Problem description
Reproduce all the material exactly, minus any pictures it holds.

Stored data
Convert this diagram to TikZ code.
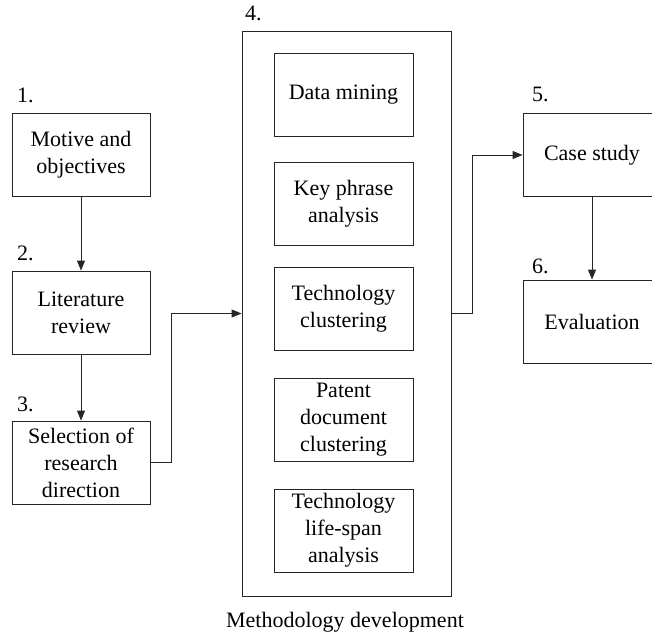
\documentclass[tikz,border=0pt]{standalone}
\usepackage{fontspec}
\setmainfont{Liberation Serif}
\usetikzlibrary{arrows.meta}
\begin{document}
\begin{tikzpicture}[x=1pt,y=-1pt,
  font=\fontsize{22}{27}\selectfont,
  stepbox/.style={draw=black!85, line width=0.9pt, inner sep=0pt,
    minimum width=138pt, minimum height=83pt, align=center},
  subbox/.style={stepbox, minimum width=139pt},
  numlabel/.style={anchor=base west, inner sep=0pt},
  arr/.style={draw=black!85, line width=0.9pt,
    -{Triangle[length=10pt,width=8pt]}}]
\useasboundingbox (0,0) rectangle (652,639);
\clip (0,0) rectangle (652,639);

% left column: steps 1 to 3
\node[stepbox] (b1) at (81,155) {Motive and\\objectives};
\node[stepbox] (b2) at (81,312.5) {Literature\\review};
\node[stepbox] (b3) at (81,462.5) {Selection of\\research\\direction};
\node[numlabel] (l1) at (17,103) {1.};
\node[numlabel] (l2) at (17,260) {2.};
\node[numlabel] (l3) at (17,411) {3.};

% step 4: methodology development
\node[draw=black!85, line width=0.9pt, minimum width=209pt,
  minimum height=565pt, inner sep=0pt] (big) at (346.5,313.5) {};
\node[numlabel] (l4) at (245,21) {4.};
\node[subbox] (s1) at (343.5,95) {Data mining};
\node[subbox] (s2) at (343.5,204) {Key phrase\\analysis};
\node[subbox] (s3) at (343.5,308.5) {Technology\\clustering};
\node[subbox] (s4) at (343.5,420) {Patent\\document\\clustering};
\node[subbox] (s5) at (343.5,530.5) {Technology\\life-span\\analysis};
\node[anchor=base, inner sep=0pt] (cap) at (345,627) {Methodology development};

% right column: steps 5 and 6
\node[stepbox] (b5) at (592,155) {Case study};
\node[stepbox] (b6) at (592,321.5) {Evaluation};
\node[numlabel] (l5) at (532,102) {5.};
\node[numlabel] (l6) at (532,273) {6.};

% connectors
\draw[arr] (b1.south) -- (b2.north);
\draw[arr] (b2.south) -- (b3.north);
\draw[arr] (b3.east) -- ++(21,0) |- (big.west);
\draw[arr] (big.east) -- ++(21,0) |- (b5.west);
\draw[arr] (b5.south) -- (b6.north);
\end{tikzpicture}
\end{document}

Full solution
Convert this diagram to TikZ code.
\documentclass[tikz,border=0pt]{standalone}
\usepackage{fontspec}
\setmainfont{Liberation Serif}
\usetikzlibrary{arrows.meta}
\begin{document}
\begin{tikzpicture}[x=1pt,y=-1pt,
  font=\fontsize{22}{27}\selectfont,
  stepbox/.style={draw=black!85, line width=0.9pt, inner sep=0pt,
    minimum width=138pt, minimum height=83pt, align=center},
  subbox/.style={stepbox, minimum width=139pt},
  numlabel/.style={anchor=base west, inner sep=0pt},
  arr/.style={draw=black!85, line width=0.9pt,
    -{Triangle[length=10pt,width=8pt]}}]
\useasboundingbox (0,0) rectangle (652,639);
\clip (0,0) rectangle (652,639);

% left column: steps 1 to 3
\node[stepbox] (b1) at (81,155) {Motive and\\objectives};
\node[stepbox] (b2) at (81,312.5) {Literature\\review};
\node[stepbox] (b3) at (81,462.5) {Selection of\\research\\direction};
\node[numlabel] (l1) at (17,103) {1.};
\node[numlabel] (l2) at (17,260) {2.};
\node[numlabel] (l3) at (17,411) {3.};

% step 4: methodology development
\node[draw=black!85, line width=0.9pt, minimum width=209pt,
  minimum height=565pt, inner sep=0pt] (big) at (346.5,313.5) {};
\node[numlabel] (l4) at (245,21) {4.};
\node[subbox] (s1) at (343.5,95) {Data mining};
\node[subbox] (s2) at (343.5,204) {Key phrase\\analysis};
\node[subbox] (s3) at (343.5,308.5) {Technology\\clustering};
\node[subbox] (s4) at (343.5,420) {Patent\\document\\clustering};
\node[subbox] (s5) at (343.5,530.5) {Technology\\life-span\\analysis};
\node[anchor=base, inner sep=0pt] (cap) at (345,627) {Methodology development};

% right column: steps 5 and 6
\node[stepbox] (b5) at (592,155) {Case study};
\node[stepbox] (b6) at (592,321.5) {Evaluation};
\node[numlabel] (l5) at (532,102) {5.};
\node[numlabel] (l6) at (532,273) {6.};

% connectors
\draw[arr] (b1.south) -- (b2.north);
\draw[arr] (b2.south) -- (b3.north);
\draw[arr] (b3.east) -- ++(21,0) |- (big.west);
\draw[arr] (big.east) -- ++(21,0) |- (b5.west);
\draw[arr] (b5.south) -- (b6.north);
\end{tikzpicture}
\end{document}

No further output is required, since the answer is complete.